Born in 1912 in Quincy, Massachusetts, John Cheever grew up with only his mother and older brother, Fred, after his bankrupted father abandoned the family. At seventeen, he was expelled from high school for smoking. He wrote a short story called “Expelled” about the experience, which he sold to the New Republic, then moved to Boston, where he lived with his brother and wrote. Eventually he moved to New York City, where he lived on next to nothing while he worked on his stories. He published a short story in the New Yorker when he was twenty-three, the first of his 121 appearances in the magazine.
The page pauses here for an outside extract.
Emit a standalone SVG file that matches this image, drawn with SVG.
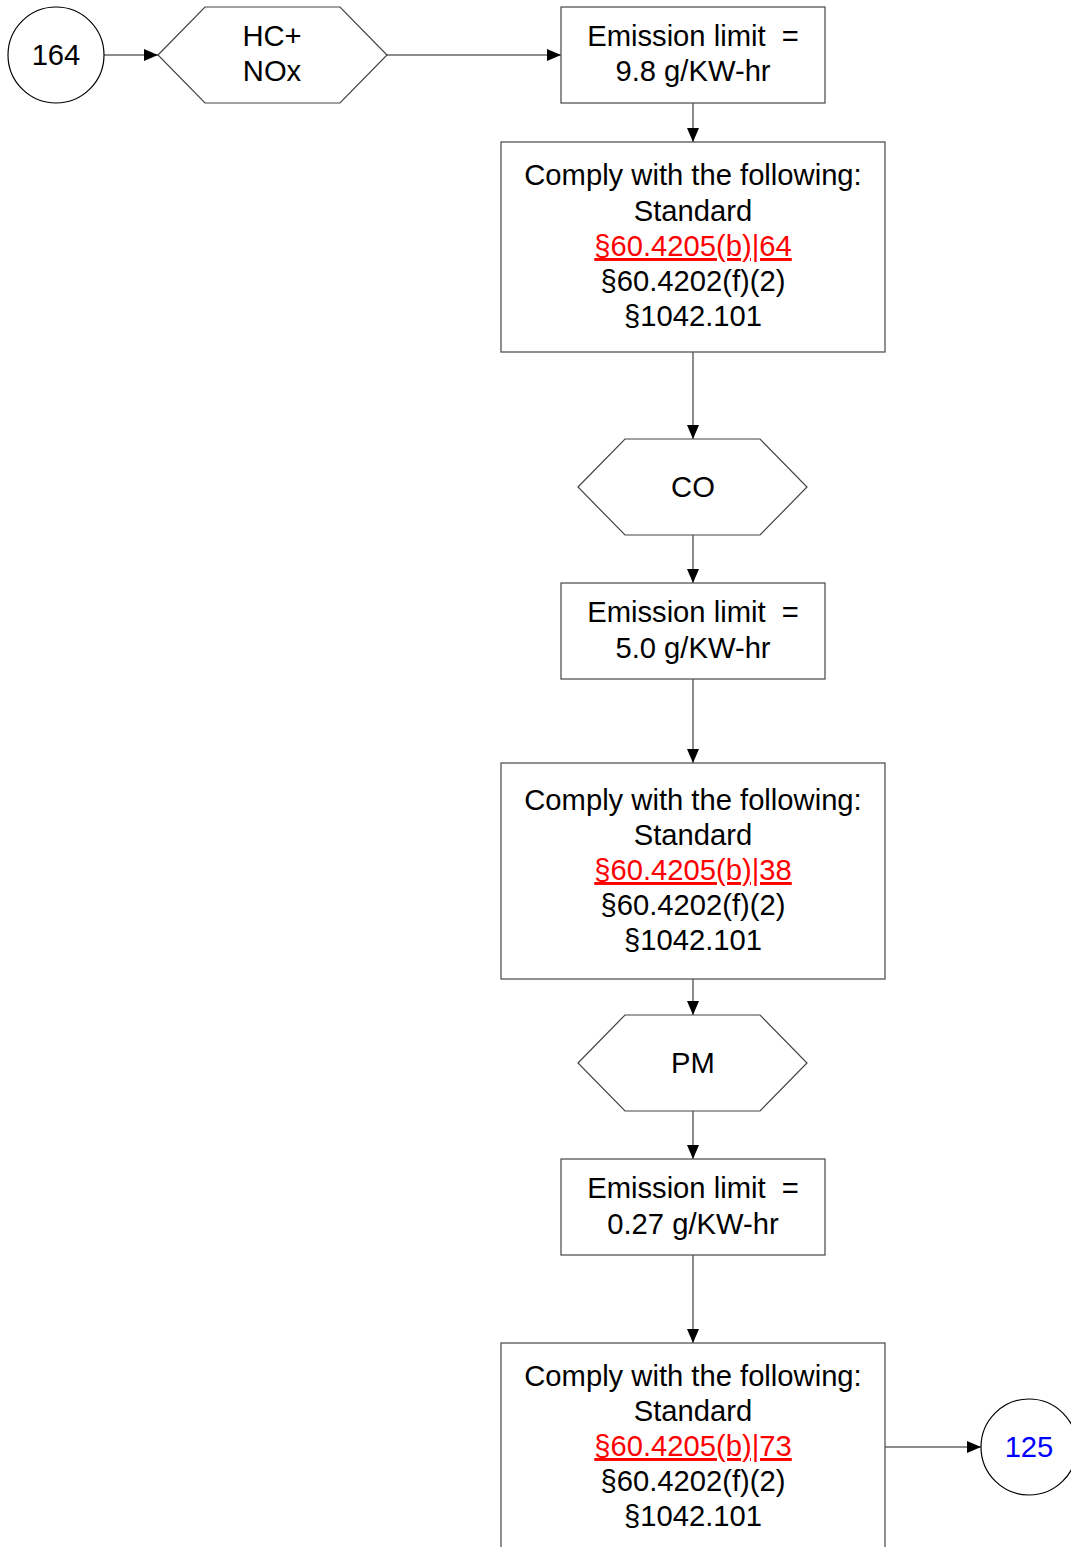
<svg xmlns="http://www.w3.org/2000/svg" width="1071" height="1547" viewBox="0 0 1071 1547">
<defs>
<marker id="ah" markerWidth="14" markerHeight="12" refX="14" refY="6" orient="auto" markerUnits="userSpaceOnUse">
<path d="M0,0 L14,6 L0,12 Z" fill="#000"/>
</marker>
<style>
text{font-family:"Liberation Sans",Arial,sans-serif;font-size:29.2px;fill:#000;text-anchor:middle;white-space:pre}
.box{fill:#fff;stroke:#555;stroke-width:1.3}
.hex{fill:#fff;stroke:#444;stroke-width:1.2}
.circ{fill:#fff;stroke:#000;stroke-width:1.2}
.con{fill:none;stroke:#666;stroke-width:1.5;marker-end:url(#ah)}
.red{fill:#f00;text-decoration:underline}
.blue{fill:#00f}
</style>
</defs>
<rect width="1071" height="1547" fill="#fff"/>
<g id="connectors">
<line class="con" x1="104" y1="55" x2="158" y2="55"/>
<line class="con" x1="387" y1="55" x2="561" y2="55"/>
<line class="con" x1="693" y1="103" x2="693" y2="142"/>
<line class="con" x1="693" y1="352" x2="693" y2="439"/>
<line class="con" x1="693" y1="535" x2="693" y2="583"/>
<line class="con" x1="693" y1="679" x2="693" y2="763"/>
<line class="con" x1="693" y1="979" x2="693" y2="1015"/>
<line class="con" x1="693" y1="1111" x2="693" y2="1159"/>
<line class="con" x1="693" y1="1255" x2="693" y2="1343"/>
<line class="con" x1="885" y1="1447" x2="981" y2="1447"/>
</g>
<g id="n164">
<circle class="circ" cx="56" cy="55" r="48"/>
<text x="56" y="65">164</text>
</g>
<g id="hcnox">
<polygon class="hex" points="158,55 205,7 340,7 387,55 340,103 205,103"/>
<text x="272" y="46">HC+</text>
<text x="272" y="81">NOx</text>
</g>
<g id="lim1">
<rect class="box" x="561" y="7" width="264" height="96"/>
<text x="693" y="46">Emission limit  =</text>
<text x="693" y="81">9.8 g/KW-hr</text>
</g>
<g id="std1">
<rect class="box" x="501" y="142" width="384" height="210"/>
<text x="693" y="185">Comply with the following:</text>
<text x="693" y="221">Standard</text>
<text x="693" y="256" class="red">§60.4205(b)|64</text>
<text x="693" y="291">§60.4202(f)(2)</text>
<text x="693" y="326">§1042.101</text>
</g>
<g id="co">
<polygon class="hex" points="578,487 625,439 760,439 807,487 760,535 625,535"/>
<text x="693" y="497">CO</text>
</g>
<g id="lim2">
<rect class="box" x="561" y="583" width="264" height="96"/>
<text x="693" y="622">Emission limit  =</text>
<text x="693" y="658">5.0 g/KW-hr</text>
</g>
<g id="std2">
<rect class="box" x="501" y="763" width="384" height="216"/>
<text x="693" y="810">Comply with the following:</text>
<text x="693" y="845">Standard</text>
<text x="693" y="880" class="red">§60.4205(b)|38</text>
<text x="693" y="915">§60.4202(f)(2)</text>
<text x="693" y="950">§1042.101</text>
</g>
<g id="pm">
<polygon class="hex" points="578,1063 625,1015 760,1015 807,1063 760,1111 625,1111"/>
<text x="693" y="1073">PM</text>
</g>
<g id="lim3">
<rect class="box" x="561" y="1159" width="264" height="96"/>
<text x="693" y="1198">Emission limit  =</text>
<text x="693" y="1234">0.27 g/KW-hr</text>
</g>
<g id="std3">
<rect class="box" x="501" y="1343" width="384" height="230"/>
<text x="693" y="1386">Comply with the following:</text>
<text x="693" y="1421">Standard</text>
<text x="693" y="1456" class="red">§60.4205(b)|73</text>
<text x="693" y="1491">§60.4202(f)(2)</text>
<text x="693" y="1526">§1042.101</text>
</g>
<g id="n125">
<circle class="circ" cx="1029" cy="1447" r="48"/>
<text x="1029" y="1457" class="blue">125</text>
</g>
</svg>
In 1938, Cheever joined the army and fought in World War II, but he continued writing and publishing stories. He published his first collection, The Way Some People Live, in 1943.

In 1941, Cheever married Mary Winternitz, with whom he had three children, Susan, Benjamin, and Frederico. Both Susan and Ben Cheever eventually became writers themselves. After Benjamin was born, Cheever and his family moved from the Upper East Side of New York City to the suburb of Westchester County, New York, where Cheever was immersed in a landscape that he would incorporate into much of his writing. It was here that Cheever began struggling with excessive drinking, a problem that would plague him for many years to come and all but destroy his life. Not surprisingly, alcohol figures prominently in almost all of his fiction.

Cheever wrote and published stories and novels steadily throughout his life, and his deep, razor-sharp focus on life in suburban America led critic John Leonard to dub him “the Chekhov of the suburbs.” Cheever published his second story collection, The Enormous Radio and Other Stories, in 1953, followed by The Housebreaker of Shady Hill and Other Stories (1959); Some People, Places and Things That Will Not Appear in My Next Novel (1961); and The Brigadier and the Golf Widow (1964). His novels and novellas include The Wapshot Chronicle (1957), which won the National Book Award, The Wapshot Scandal (1964), Bullet Park (1969), Falconer (1977), and Oh What a Paradise It Seems (1982). In 1978, The Stories of John Cheever, a monumental collection of Cheever’s work, won the Pulitzer Prize.

“The Swimmer” appeared in the collection The Brigadier and the Golf Widow and is considered to be one of Cheever’s best short stories. In 1968, director Frank Perry adapted the story for a film starring Burt Lancaster, which brought the already-famous Cheever even greater renown. Cheever wrote and published the story when alcohol had begun to take over his life. In the years that followed, he destroyed many personal and professional relationships and stopped writing almost completely. Although he taught at both Boston University and the University of Iowa during this time, he was barely functioning. He was suicidal, made drunken scenes in public, and became intolerable to live with. In 1975, he checked himself into a rehab clinic and later stayed sober with the help of Alcoholics Anonymous.

In 1982, Cheever died from cancer in Ossining, New York. He was seventy.